1. Where do students go after their schools close? How different are the receiving schools from the closing schools?

2. Do displaced students suffer any kind of disruption in learning due to the closing of their schools? If so, when does it start and how long does it last?

3. Do school closings improve the educational prospects of displaced students?

4. Do characteristics of receiving schools shape the educational prospects of displaced students? If so, what are those school characteristics and how much do they help students?

Overview

This report reveals that eight in 10 Chicago Public Schools (CPS) students displaced by school closings transferred to schools ranking in the bottom half of system schools on standardized tests. However, because most displaced students transferred from one low-performing school to another, the move did not, on average, significantly affect student achievement.

The report demonstrates that the success of a school closing policy hinges on the quality of the receiving schools that accept the displaced students. One year after school closings, displaced students who re-enrolled in the weakest receiving schools (those with test scores in the bottom quartile of all system schools) experienced an achievement loss of more than a month in reading and half-a-month in math. Meanwhile, students who re-enrolled in the strongest receiving schools (those in the top quartile) experienced an achievement gain of nearly one month in reading and more than two months in math.

The authors focused on 18 CPS elementary schools closed between 2001 and 2006 due to chronically poor academic performance or enrollment significantly below capacity. The schools enrolled 5,445 students at the time of their closings. To assess the academic effects of closing on these students, the study compares students ages 8 and older displaced by school closings with students in similar schools that did not close. The comparison group provides an estimate of how the displaced students should have performed on a range of outcomes had their schools not been closed.

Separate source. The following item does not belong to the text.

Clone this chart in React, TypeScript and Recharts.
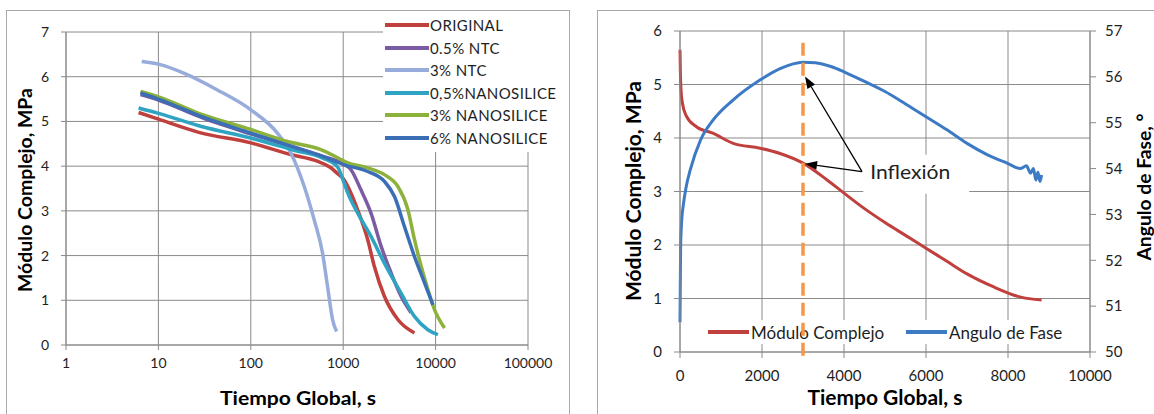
import React from "react";
import {
  LineChart,
  Line,
  XAxis,
  YAxis,
  CartesianGrid,
  Legend,
  ReferenceLine,
  ReferenceDot,
} from "recharts";

const FONT = "Lato, 'Open Sans', 'DejaVu Sans', sans-serif";
const GRID = "#8a8a8a";
const INK = "#1e1e1e";

// ---------- Left panel: complex modulus vs global time (log axis) ----------
const TIME_TICKS_LOG = [1, 10, 100, 1000, 10000, 100000];
const MODULUS_TICKS_LEFT = [0, 1, 2, 3, 4, 5, 6, 7];

const original = [
  [6.1, 5.2], [10, 5.05], [28, 4.75], [100, 4.52], [270, 4.26], [525, 4.11],
  [730, 3.97], [850, 3.85], [1000, 3.72], [1430, 3.03], [1840, 2.36],
  [2170, 1.76], [2790, 1.09], [3900, 0.57], [5900, 0.27],
];
const ntc05 = [
  [6.4, 5.6], [10, 5.48], [30, 5.08], [100, 4.72], [300, 4.42], [600, 4.22],
  [1000, 4.05], [1213, 3.92], [1556, 3.47], [2000, 2.95], [2570, 2.21],
  [3300, 1.61], [4230, 1.09], [5430, 0.72],
];
const ntc3 = [
  [6.6, 6.34], [10.5, 6.27], [18.8, 6.08], [43, 5.71], [100, 5.26], [194, 4.74],
  [270, 4.3], [378, 3.55], [485, 2.8], [597, 2.06], [677, 1.31], [767, 0.57],
  [848, 0.3],
];
const nano05 = [
  [6.1, 5.3], [10, 5.18], [30, 4.88], [100, 4.63], [300, 4.35], [600, 4.18],
  [870, 3.98], [1025, 3.62], [1120, 3.4], [1435, 2.95], [2000, 2.43],
  [2790, 1.83], [4230, 1.16], [5900, 0.64], [8250, 0.34], [10590, 0.23],
];
const nano3 = [
  [6.4, 5.67], [10, 5.55], [30, 5.15], [100, 4.82], [250, 4.55], [572, 4.37],
  [944, 4.15], [1025, 4.11], [1840, 3.96], [2790, 3.81], [3890, 3.55],
  [5010, 3.03], [5900, 2.36], [6980, 1.76], [8250, 1.24], [9730, 0.79],
  [12500, 0.38],
];
const nano6 = [
  [6.4, 5.64], [10, 5.5], [30, 5.1], [100, 4.74], [300, 4.42], [600, 4.22],
  [1025, 4.03], [1840, 3.88], [2790, 3.66], [3590, 3.32], [4600, 2.65],
  [5900, 1.98], [7590, 1.39], [9340, 0.9],
];

const toPoints = (rows: number[][]) => rows.map(([x, y]) => ({ x, y }));

const SERIES_LEFT = [
  { name: "ORIGINAL", color: "#C0403E", data: toPoints(original) },
  { name: "0.5% NTC", color: "#7B5BA3", data: toPoints(ntc05) },
  { name: "3% NTC", color: "#98ACDB", data: toPoints(ntc3) },
  { name: "0,5%NANOSILICE", color: "#2EA3C2", data: toPoints(nano05) },
  { name: "3% NANOSILICE", color: "#8CB23C", data: toPoints(nano3) },
  { name: "6% NANOSILICE", color: "#3A6FB5", data: toPoints(nano6) },
];

// ---------- Right panel: modulus and phase angle vs global time ----------
const TIME_TICKS_LIN = [0, 2000, 4000, 6000, 8000, 10000];
const MODULUS_TICKS_RIGHT = [0, 1, 2, 3, 4, 5, 6];
const PHASE_TICKS = [50, 51, 52, 53, 54, 55, 56, 57];

const moduloComplejo = [
  [0, 5.65], [10, 5.2], [25, 4.9], [60, 4.65], [150, 4.42], [400, 4.21],
  [800, 4.09], [1300, 3.9], [1950, 3.81], [2440, 3.71], [3000, 3.53],
  [3580, 3.22], [4000, 2.97], [4500, 2.68], [5000, 2.42], [5500, 2.18],
  [6000, 1.94], [6500, 1.7], [7000, 1.46], [7640, 1.22], [8290, 1.03],
  [8820, 0.97],
];
const anguloFase = [
  [0, 50.65], [15, 52.3], [40, 52.85], [80, 53.2], [150, 53.6], [250, 53.97],
  [500, 54.62], [800, 55.05], [1300, 55.5], [1950, 55.93], [2440, 56.18],
  [3000, 56.32], [3300, 56.31], [3700, 56.22], [4000, 56.11], [4500, 55.9],
  [5000, 55.68], [5500, 55.41], [6000, 55.13], [6500, 54.85], [7000, 54.55],
  [7500, 54.3], [8000, 54.11], [8300, 54.0], [8450, 54.06], [8550, 53.9],
  [8620, 54.0], [8680, 53.75], [8730, 53.92], [8780, 53.72], [8820, 53.86],
];

const SERIES_RIGHT = [
  { name: "Módulo Complejo", color: "#C0403E", axis: "mod", data: toPoints(moduloComplejo) },
  { name: "Angulo de Fase", color: "#3C7BC4", axis: "fase", data: toPoints(anguloFase) },
];

// Inflection annotation (data coordinates on the modulus axis)
const INFLEXION_TIME = 3000;
const ARROW_FROM = { x: 4440, y: 3.37 };
const ARROW_TIPS = [
  { x: 3050, y: 5.15 },
  { x: 3050, y: 3.52 },
];
const INFLEXION_LABEL = { x: 4640, y: 3.37, text: "Inflexión" };

// ---------- helpers ----------
const tickStyle = (size: number) => ({ fill: INK, fontSize: size, fontFamily: FONT });

const verticalTitle = (text: string, x: number, y: number, size: number, length: number) => (
  <text
    x={x}
    y={y}
    transform={`rotate(-90 ${x} ${y})`}
    textAnchor="middle"
    dominantBaseline="central"
    fontFamily={FONT}
    fontWeight={700}
    fontSize={size}
    fill="#000"
    textLength={length}
    lengthAdjust="spacingAndGlyphs"
  >
    {text}
  </text>
);

const horizontalTitle = (text: string, x: number, y: number, size: number, length: number) => (
  <text
    x={x}
    y={y}
    textAnchor="middle"
    fontFamily={FONT}
    fontWeight={700}
    fontSize={size}
    fill="#000"
    textLength={length}
    lengthAdjust="spacingAndGlyphs"
  >
    {text}
  </text>
);

const arrowShape = (props: any) => {
  const { x1, y1, x2, y2 } = props;
  const ang = Math.atan2(y2 - y1, x2 - x1);
  const len = 12;
  const half = 4.5;
  const bx = x2 - len * Math.cos(ang);
  const by = y2 - len * Math.sin(ang);
  const px = -Math.sin(ang) * half;
  const py = Math.cos(ang) * half;
  return (
    <g>
      <line x1={x1} y1={y1} x2={bx} y2={by} stroke="#000" strokeWidth={1.3} />
      <polygon points={`${x2},${y2} ${bx + px},${by + py} ${bx - px},${by - py}`} fill="#000" />
    </g>
  );
};

const labelShape = (props: any) => {
  const { cx, cy } = props;
  return (
    <g>
      <rect x={cx - 7} y={cy - 17} width={106} height={39} fill="#fff" />
      <text
        x={cx}
        y={cy}
        dominantBaseline="central"
        fontFamily={FONT}
        fontSize={19}
        fill={INK}
        textLength={80}
        lengthAdjust="spacingAndGlyphs"
      >
        {INFLEXION_LABEL.text}
      </text>
    </g>
  );
};

const LeftLegend = () => (
  <div style={{ background: "#fff", width: "100%", height: "100%", paddingTop: 2, boxSizing: "border-box" }}>
    {SERIES_LEFT.map((s) => (
      <div key={s.name} style={{ display: "flex", alignItems: "center", height: 22.5 }}>
        <div style={{ width: 44, height: 4, background: s.color, marginLeft: 2, flex: "none" }} />
        <span
          style={{
            fontSize: 15,
            letterSpacing: 0.4,
            color: INK,
            marginLeft: 1,
            fontFamily: FONT,
            whiteSpace: "nowrap",
          }}
        >
          {s.name}
        </span>
      </div>
    ))}
  </div>
);

const RightLegend = () => (
  <div style={{ background: "#fff", width: "100%", height: "100%", position: "relative" }}>
    {SERIES_RIGHT.map((s, i) => (
      <div
        key={s.name}
        style={{
          position: "absolute",
          left: i === 0 ? 8 : 206,
          top: 0,
          height: "100%",
          display: "flex",
          alignItems: "center",
        }}
      >
        <div style={{ width: 41, height: 4, background: s.color, flex: "none" }} />
        <span style={{ fontSize: 17, color: INK, marginLeft: 2, fontFamily: FONT, whiteSpace: "nowrap" }}>
          {s.name}
        </span>
      </div>
    ))}
  </div>
);

// plot areas: left x 66..528, y 32..345 ; right x 680..1090, y 31..352
const LEFT_MARGIN = { top: 32, right: 52, bottom: 39, left: 6 };
const RIGHT_MARGIN = { top: 31, right: 4, bottom: 32, left: 40 };
const RIGHT_OVERLAY_MARGIN = { top: 31, right: 64, bottom: 62, left: 100 };

export default function App() {
  return (
    <div
      style={{
        position: "absolute",
        left: 0,
        top: 0,
        width: 1154,
        height: 414,
        background: "#fff",
        overflow: "hidden",
        fontFamily: FONT,
      }}
    >
      {/* panel frames */}
      <div style={{ position: "absolute", left: 6, top: 10, width: 562, height: 430, border: "1px solid #a8a8a8" }} />
      <div style={{ position: "absolute", left: 597, top: 10, width: 600, height: 430, border: "1px solid #a8a8a8" }} />

      {/* left panel */}
      <div style={{ position: "absolute", left: 0, top: 0 }}>
        <LineChart width={580} height={414} margin={LEFT_MARGIN}>
          <CartesianGrid stroke={GRID} strokeWidth={1} />
          <XAxis
            type="number"
            dataKey="x"
            scale="log"
            domain={[1, 100000]}
            ticks={TIME_TICKS_LOG}
            interval={0}
            allowDataOverflow
            height={30}
            stroke={GRID}
            tickSize={5}
            tickMargin={8}
            tick={tickStyle(14)}
            tickFormatter={(v: number) => String(v)}
          />
          <YAxis
            type="number"
            domain={[0, 7]}
            ticks={MODULUS_TICKS_LEFT}
            interval={0}
            width={60}
            stroke={GRID}
            tickSize={5}
            tickMargin={12}
            tick={tickStyle(14)}
          />
          {SERIES_LEFT.map((s) => (
            <Line
              key={s.name}
              name={s.name}
              data={s.data}
              dataKey="y"
              type="monotone"
              stroke={s.color}
              strokeWidth={3.5}
              dot={false}
              activeDot={false}
              isAnimationActive={false}
            />
          ))}
          <Legend
            layout="vertical"
            align="center"
            verticalAlign="middle"
            wrapperStyle={{ left: 383, top: 12, width: 184, height: 140, margin: 0, padding: 0 }}
            content={() => <LeftLegend />}
          />
        </LineChart>
      </div>

      {/* right panel */}
      <div style={{ position: "absolute", left: 580, top: 0 }}>
        <LineChart width={574} height={414} margin={RIGHT_MARGIN}>
          <CartesianGrid stroke={GRID} strokeWidth={1} yAxisId="mod" />
          <XAxis
            type="number"
            dataKey="x"
            domain={[0, 10000]}
            ticks={TIME_TICKS_LIN}
            interval={0}
            height={30}
            stroke={GRID}
            tickSize={6}
            tickMargin={12}
            tick={tickStyle(15)}
          />
          <YAxis
            yAxisId="mod"
            type="number"
            domain={[0, 6]}
            ticks={MODULUS_TICKS_RIGHT}
            interval={0}
            width={60}
            stroke={GRID}
            tickSize={6}
            tickMargin={12}
            tick={tickStyle(15)}
          />
          <YAxis
            yAxisId="fase"
            orientation="right"
            type="number"
            domain={[50, 57]}
            ticks={PHASE_TICKS}
            interval={0}
            width={60}
            stroke={GRID}
            tickSize={6}
            tickMargin={9}
            tick={tickStyle(15)}
          />
          {SERIES_RIGHT.map((s) => (
            <Line
              key={s.name}
              name={s.name}
              yAxisId={s.axis}
              data={s.data}
              dataKey="y"
              type="monotone"
              stroke={s.color}
              strokeWidth={3}
              dot={false}
              activeDot={false}
              isAnimationActive={false}
            />
          ))}
          <Legend
            layout="horizontal"
            align="center"
            verticalAlign="middle"
            wrapperStyle={{ left: 120, top: 320, width: 372, height: 24, margin: 0, padding: 0 }}
            content={() => <RightLegend />}
          />
        </LineChart>
      </div>

      {/* right panel annotation layer: inflection marker and arrows */}
      <div style={{ position: "absolute", left: 580, top: 0, pointerEvents: "none" }}>
        <LineChart width={574} height={414} margin={RIGHT_OVERLAY_MARGIN} data={SERIES_RIGHT[0].data}>
          <XAxis type="number" dataKey="x" domain={[0, 10000]} hide />
          <YAxis type="number" domain={[0, 6]} hide />
          <Line dataKey="y" stroke="none" dot={false} activeDot={false} isAnimationActive={false} />
          <ReferenceLine
            segment={[
              { x: INFLEXION_TIME, y: 5.78 },
              { x: INFLEXION_TIME, y: -0.12 },
            ]}
            stroke="#F79646"
            strokeWidth={3.5}
            strokeDasharray="13 7"
            ifOverflow="visible"
          />
          <ReferenceDot
            x={INFLEXION_LABEL.x}
            y={INFLEXION_LABEL.y}
            ifOverflow="visible"
            shape={labelShape}
          />
          {ARROW_TIPS.map((tip, i) => (
            <ReferenceLine
              key={i}
              segment={[ARROW_FROM, tip]}
              ifOverflow="visible"
              shape={arrowShape}
            />
          ))}
        </LineChart>
      </div>

      {/* axis titles */}
      <svg width={1154} height={414} style={{ position: "absolute", left: 0, top: 0, pointerEvents: "none" }}>
        {verticalTitle("Módulo Complejo, MPa", 24, 190, 19, 204)}
        {horizontalTitle("Tiempo Global, s", 298, 405, 19, 156)}
        {verticalTitle("Módulo Complejo, MPa", 633, 191, 20, 220)}
        {horizontalTitle("Tiempo Global, s", 885, 405, 20, 155)}
        {verticalTitle("Angulo de Fase, °", 1143, 187, 19, 147)}
      </svg>
    </div>
  );
}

The study reflects Consortium’s commitment to studying education issues that are top priorities in Chicago and districts nationwide. In Chicago, multiple rounds of school closings have prompted a powerful backlash from some teachers, students, community members and advocacy groups. Nevertheless, CPS and many other large urban school systems continue to make school closings a cornerstone of reform, touting the financial and academic benefits of closing underutilized or underperforming campuses.